History of research[edit]
The term "Ubaid period" was coined at a conference in Baghdad in 1930, where at the same time the Jemdet Nasr and Uruk periods were defined.[4]
Ubaid culture is characterized by large unwalled village settlements, multi-roomed rectangular mud-brick houses and the appearance of the first temples of public architecture in Mesopotamia, with a growth of a two tier settlement hierarchy of centralized large sites of more than 10 hectares surrounded by smaller village sites of less than 1 hectare. Domestic equipment included a distinctive fine quality buff or greenish colored pottery decorated with geometric designs in brown or black paint. Tools such as sickles were often made of hard fired clay in the south, while in the north stone and sometimes metal were used. Villages thus contained specialised craftspeople, potters, weavers and metalworkers, although the bulk of the population were agricultural labourers, farmers and seasonal pastoralists.

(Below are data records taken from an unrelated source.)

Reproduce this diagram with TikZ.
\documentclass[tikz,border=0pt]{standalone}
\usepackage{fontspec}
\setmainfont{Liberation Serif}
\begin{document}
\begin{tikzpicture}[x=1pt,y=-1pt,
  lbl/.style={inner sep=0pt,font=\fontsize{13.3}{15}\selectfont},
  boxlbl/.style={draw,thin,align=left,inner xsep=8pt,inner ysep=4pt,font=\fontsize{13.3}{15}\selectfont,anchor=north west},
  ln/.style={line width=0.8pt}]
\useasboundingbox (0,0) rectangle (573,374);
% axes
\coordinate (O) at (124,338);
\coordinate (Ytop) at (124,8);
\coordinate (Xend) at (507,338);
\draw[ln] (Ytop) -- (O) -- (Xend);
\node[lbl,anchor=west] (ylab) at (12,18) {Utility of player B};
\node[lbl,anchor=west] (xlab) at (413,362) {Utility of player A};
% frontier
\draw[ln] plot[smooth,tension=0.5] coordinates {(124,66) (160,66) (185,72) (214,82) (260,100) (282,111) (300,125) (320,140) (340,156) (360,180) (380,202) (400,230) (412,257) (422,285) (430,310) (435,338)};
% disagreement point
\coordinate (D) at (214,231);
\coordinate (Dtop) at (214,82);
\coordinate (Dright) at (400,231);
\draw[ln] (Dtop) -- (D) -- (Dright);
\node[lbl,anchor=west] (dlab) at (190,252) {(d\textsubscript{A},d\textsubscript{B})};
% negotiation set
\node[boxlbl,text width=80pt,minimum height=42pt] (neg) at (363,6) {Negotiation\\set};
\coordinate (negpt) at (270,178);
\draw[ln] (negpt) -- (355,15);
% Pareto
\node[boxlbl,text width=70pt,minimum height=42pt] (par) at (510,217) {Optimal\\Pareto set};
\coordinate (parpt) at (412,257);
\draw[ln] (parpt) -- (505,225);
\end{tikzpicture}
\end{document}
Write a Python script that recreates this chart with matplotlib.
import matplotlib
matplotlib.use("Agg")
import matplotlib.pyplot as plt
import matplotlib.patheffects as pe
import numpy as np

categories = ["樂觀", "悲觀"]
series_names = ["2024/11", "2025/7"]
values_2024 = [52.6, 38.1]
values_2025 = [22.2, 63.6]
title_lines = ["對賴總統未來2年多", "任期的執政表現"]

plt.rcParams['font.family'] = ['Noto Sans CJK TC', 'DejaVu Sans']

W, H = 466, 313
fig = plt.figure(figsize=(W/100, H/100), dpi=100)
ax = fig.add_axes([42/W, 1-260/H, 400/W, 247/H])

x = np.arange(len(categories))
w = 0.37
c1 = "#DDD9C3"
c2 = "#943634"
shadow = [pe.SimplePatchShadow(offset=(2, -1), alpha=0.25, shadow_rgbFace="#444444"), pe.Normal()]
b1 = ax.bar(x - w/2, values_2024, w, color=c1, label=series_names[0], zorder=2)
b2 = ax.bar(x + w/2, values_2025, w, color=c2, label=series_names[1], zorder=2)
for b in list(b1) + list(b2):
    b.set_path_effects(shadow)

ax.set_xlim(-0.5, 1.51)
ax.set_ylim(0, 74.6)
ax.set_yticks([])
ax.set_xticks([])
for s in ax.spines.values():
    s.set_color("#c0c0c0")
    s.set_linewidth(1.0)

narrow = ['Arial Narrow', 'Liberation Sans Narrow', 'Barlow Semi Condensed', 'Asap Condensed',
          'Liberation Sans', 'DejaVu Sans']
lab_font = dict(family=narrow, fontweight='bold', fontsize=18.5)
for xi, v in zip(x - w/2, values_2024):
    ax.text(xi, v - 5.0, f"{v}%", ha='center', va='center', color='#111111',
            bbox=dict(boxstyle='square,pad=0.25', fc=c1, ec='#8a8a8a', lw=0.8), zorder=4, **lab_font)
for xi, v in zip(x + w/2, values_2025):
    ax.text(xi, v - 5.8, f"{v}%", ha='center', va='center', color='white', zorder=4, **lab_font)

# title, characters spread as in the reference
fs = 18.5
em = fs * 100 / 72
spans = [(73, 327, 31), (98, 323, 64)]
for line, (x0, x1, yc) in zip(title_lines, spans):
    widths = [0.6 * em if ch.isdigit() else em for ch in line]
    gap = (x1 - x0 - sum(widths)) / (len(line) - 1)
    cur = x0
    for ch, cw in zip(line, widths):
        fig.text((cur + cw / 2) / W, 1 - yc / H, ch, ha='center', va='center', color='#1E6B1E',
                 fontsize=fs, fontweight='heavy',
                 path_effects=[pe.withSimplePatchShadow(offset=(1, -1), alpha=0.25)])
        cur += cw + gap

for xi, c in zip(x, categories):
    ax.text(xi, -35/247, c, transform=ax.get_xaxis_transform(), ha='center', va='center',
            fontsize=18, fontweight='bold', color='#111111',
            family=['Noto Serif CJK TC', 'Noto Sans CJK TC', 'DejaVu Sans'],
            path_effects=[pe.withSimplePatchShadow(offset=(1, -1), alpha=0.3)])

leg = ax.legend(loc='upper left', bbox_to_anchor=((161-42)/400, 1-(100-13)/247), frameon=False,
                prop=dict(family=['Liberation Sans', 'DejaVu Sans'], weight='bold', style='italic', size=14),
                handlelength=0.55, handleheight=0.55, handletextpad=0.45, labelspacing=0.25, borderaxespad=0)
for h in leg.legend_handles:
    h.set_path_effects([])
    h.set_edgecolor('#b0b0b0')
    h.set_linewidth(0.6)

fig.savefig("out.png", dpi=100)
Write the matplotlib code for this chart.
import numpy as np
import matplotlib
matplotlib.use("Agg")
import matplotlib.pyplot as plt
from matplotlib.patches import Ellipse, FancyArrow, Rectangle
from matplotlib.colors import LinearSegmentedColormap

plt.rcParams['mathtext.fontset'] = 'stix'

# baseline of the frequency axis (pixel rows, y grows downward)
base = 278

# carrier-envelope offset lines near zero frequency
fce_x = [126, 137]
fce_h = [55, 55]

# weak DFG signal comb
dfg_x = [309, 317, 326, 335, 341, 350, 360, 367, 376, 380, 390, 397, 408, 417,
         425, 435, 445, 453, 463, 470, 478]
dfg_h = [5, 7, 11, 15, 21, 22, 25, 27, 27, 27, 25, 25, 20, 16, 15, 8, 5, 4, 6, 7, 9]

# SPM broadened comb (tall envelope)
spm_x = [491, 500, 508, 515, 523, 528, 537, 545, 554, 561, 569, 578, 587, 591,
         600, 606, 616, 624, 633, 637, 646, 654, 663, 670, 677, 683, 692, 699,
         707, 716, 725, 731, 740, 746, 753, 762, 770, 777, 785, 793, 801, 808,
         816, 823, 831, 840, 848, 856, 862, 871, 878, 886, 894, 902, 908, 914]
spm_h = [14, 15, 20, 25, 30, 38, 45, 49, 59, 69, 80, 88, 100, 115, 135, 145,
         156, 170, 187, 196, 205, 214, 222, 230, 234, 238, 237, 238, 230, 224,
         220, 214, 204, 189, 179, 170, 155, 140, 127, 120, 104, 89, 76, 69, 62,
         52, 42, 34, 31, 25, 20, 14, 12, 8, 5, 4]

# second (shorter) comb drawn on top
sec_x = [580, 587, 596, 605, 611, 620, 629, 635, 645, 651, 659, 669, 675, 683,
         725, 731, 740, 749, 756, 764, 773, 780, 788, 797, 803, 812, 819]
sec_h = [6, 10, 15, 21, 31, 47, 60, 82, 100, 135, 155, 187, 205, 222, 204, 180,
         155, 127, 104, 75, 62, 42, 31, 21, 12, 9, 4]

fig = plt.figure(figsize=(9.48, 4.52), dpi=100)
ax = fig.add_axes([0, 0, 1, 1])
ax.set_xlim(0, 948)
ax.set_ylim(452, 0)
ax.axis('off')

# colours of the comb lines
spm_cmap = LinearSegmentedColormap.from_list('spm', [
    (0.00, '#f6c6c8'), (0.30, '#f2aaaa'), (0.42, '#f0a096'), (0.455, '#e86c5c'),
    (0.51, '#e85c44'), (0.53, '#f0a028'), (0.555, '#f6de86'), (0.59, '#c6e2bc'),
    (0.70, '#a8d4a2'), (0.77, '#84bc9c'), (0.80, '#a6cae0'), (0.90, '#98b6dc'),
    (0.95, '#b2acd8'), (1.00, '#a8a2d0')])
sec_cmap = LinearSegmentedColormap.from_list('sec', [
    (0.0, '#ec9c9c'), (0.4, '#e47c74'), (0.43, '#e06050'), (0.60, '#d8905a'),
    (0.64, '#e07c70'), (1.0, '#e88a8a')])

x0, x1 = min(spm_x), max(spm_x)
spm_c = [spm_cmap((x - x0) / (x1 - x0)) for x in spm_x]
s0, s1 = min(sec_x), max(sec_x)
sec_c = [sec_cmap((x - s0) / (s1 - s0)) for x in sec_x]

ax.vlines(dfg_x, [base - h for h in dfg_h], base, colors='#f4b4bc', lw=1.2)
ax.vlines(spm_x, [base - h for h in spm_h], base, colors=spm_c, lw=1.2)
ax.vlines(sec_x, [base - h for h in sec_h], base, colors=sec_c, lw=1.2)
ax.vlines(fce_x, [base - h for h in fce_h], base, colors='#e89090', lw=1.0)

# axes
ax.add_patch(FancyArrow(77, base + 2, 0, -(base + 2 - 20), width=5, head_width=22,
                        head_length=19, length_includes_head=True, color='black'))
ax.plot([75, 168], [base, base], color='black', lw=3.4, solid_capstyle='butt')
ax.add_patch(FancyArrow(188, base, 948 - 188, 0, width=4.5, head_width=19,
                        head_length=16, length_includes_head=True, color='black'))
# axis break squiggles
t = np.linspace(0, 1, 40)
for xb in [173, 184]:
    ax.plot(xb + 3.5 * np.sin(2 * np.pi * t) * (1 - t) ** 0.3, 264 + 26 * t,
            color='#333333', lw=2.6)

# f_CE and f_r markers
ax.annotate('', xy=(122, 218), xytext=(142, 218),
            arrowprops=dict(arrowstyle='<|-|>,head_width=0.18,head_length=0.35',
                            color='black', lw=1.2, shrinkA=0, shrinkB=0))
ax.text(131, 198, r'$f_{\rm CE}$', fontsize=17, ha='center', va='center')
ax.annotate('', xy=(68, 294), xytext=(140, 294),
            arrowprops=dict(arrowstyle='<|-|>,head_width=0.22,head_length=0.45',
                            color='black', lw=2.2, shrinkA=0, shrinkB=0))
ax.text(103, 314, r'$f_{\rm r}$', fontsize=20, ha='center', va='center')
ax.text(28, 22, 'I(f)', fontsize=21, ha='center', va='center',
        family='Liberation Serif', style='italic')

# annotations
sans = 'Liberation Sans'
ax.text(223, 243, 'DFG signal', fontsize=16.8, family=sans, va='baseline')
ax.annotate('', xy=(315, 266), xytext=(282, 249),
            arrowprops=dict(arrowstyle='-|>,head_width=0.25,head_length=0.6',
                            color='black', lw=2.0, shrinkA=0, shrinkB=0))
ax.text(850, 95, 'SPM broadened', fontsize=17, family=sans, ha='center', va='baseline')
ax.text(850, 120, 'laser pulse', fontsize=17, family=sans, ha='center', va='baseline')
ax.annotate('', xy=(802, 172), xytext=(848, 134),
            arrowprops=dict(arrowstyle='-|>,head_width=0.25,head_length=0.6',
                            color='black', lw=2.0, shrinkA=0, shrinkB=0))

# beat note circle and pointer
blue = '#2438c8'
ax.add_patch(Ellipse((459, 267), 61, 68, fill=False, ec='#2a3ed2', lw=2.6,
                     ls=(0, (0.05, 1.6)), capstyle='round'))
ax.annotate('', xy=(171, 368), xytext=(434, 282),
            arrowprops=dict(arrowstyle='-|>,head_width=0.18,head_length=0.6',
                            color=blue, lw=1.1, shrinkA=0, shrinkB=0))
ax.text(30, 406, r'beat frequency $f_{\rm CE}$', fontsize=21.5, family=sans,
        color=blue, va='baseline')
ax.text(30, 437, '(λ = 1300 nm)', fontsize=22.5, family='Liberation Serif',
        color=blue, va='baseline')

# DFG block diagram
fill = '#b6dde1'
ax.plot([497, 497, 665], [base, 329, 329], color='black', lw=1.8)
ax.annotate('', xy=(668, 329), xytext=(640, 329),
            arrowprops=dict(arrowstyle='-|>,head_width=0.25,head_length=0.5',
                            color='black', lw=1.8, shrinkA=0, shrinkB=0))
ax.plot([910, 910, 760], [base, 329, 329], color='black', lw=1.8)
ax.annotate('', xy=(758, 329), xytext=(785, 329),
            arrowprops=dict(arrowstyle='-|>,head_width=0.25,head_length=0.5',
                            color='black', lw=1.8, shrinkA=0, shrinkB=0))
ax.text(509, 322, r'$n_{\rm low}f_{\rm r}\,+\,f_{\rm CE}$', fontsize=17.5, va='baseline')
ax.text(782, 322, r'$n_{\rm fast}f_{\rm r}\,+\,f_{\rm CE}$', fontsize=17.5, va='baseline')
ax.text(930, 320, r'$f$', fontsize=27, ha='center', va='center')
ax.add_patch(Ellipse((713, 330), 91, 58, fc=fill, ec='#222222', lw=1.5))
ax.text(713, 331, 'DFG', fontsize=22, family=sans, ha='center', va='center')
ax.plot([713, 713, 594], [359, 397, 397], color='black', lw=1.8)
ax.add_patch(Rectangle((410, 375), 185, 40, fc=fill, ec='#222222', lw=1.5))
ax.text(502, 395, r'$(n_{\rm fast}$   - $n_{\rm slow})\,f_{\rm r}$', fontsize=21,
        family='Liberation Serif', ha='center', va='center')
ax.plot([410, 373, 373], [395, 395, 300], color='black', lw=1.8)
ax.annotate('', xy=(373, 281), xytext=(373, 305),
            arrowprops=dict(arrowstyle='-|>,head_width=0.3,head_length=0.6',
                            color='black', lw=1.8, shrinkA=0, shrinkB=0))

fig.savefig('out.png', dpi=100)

During the Ubaid Period (5000–4000 BC), the movement towards urbanization began. "Agriculture and animal husbandry [domestication] were widely practiced in sedentary communities".[34] There were also tribes that practiced domesticating animals as far north as Turkey, and as far south as the Zagros Mountains.[34] The Ubaid period in the south was associated with intensive irrigated hydraulic agriculture, and the use of the plough, both introduced from the north, possibly through the earlier Choga Mami, Hadji Muhammed and Samarra cultures.
The Ubaid period as a whole, based upon the analysis of grave goods, was one of increasingly polarized social stratification and decreasing egalitarianism. Bogucki describes this as a phase of "Trans-egalitarian" competitive households, in which some fall behind as a result of downward social mobility. Morton Fried and Elman Service have hypothesised that Ubaid culture saw the rise of an elite class of hereditary chieftains, perhaps heads of kin groups linked in some way to the administration of the temple shrines and their granaries, responsible for mediating intra-group conflict and maintaining social order. It would seem that various collective methods, perhaps instances of what Thorkild Jacobsen called primitive democracy, in which disputes were previously resolved through a council of one's peers, were no longer sufficient for the needs of the local community.
Ubaid culture originated in the south, but still has clear connections to earlier cultures in the region of middle Iraq. The appearance of the Ubaid folk has sometimes been linked to the so-called Sumerian problem, related to the origins of Sumerian civilisation. Whatever the ethnic origins of this group, this culture saw for the first time a clear tripartite social division between intensive subsistence peasant farmers, with crops and animals coming from the north, tent-dwelling nomadic pastoralists dependent upon their herds, and hunter-fisher folk of the Arabian littoral, living in reed huts.
Stein and Özbal describe the Near East oecumene that resulted from Ubaid expansion, contrasting it to the colonial expansionism of the later Uruk period. "A contextual analysis comparing different regions shows that the Ubaid expansion took place largely through the peaceful spread of an ideology, leading to the formation of numerous new indigenous identities that appropriated and transformed superficial elements of Ubaid material culture into locally distinct expressions."[35]
The earliest evidence for sailing has been found in Kuwait indicating that sailing was known by the Ubaid 3 period.[9]
There is some evidence of warfare during the Ubaid period although it is extremely rare. The "Burnt Village" at Tell Sabi Abyad could be suggestive of destruction during war but it could also have been due to other causes, such as wildfire or accident. Ritual burning is also possible since the bodies inside were already dead by the time they were burned. A mass grave at Tepe Gawra contained 24 bodies apparently buried without any funeral rituals, possibly indicating it was a mass grave from violence. Copper weapons were also present in the form of arrow heads and sling bullets, although these could have been used for other purpose; two clay pots recovered from the era have decorations showing arrows used for the purpose of hunting. A copper axe head was made in the late Ubaid period, which could have been a tool or a weapon.[36]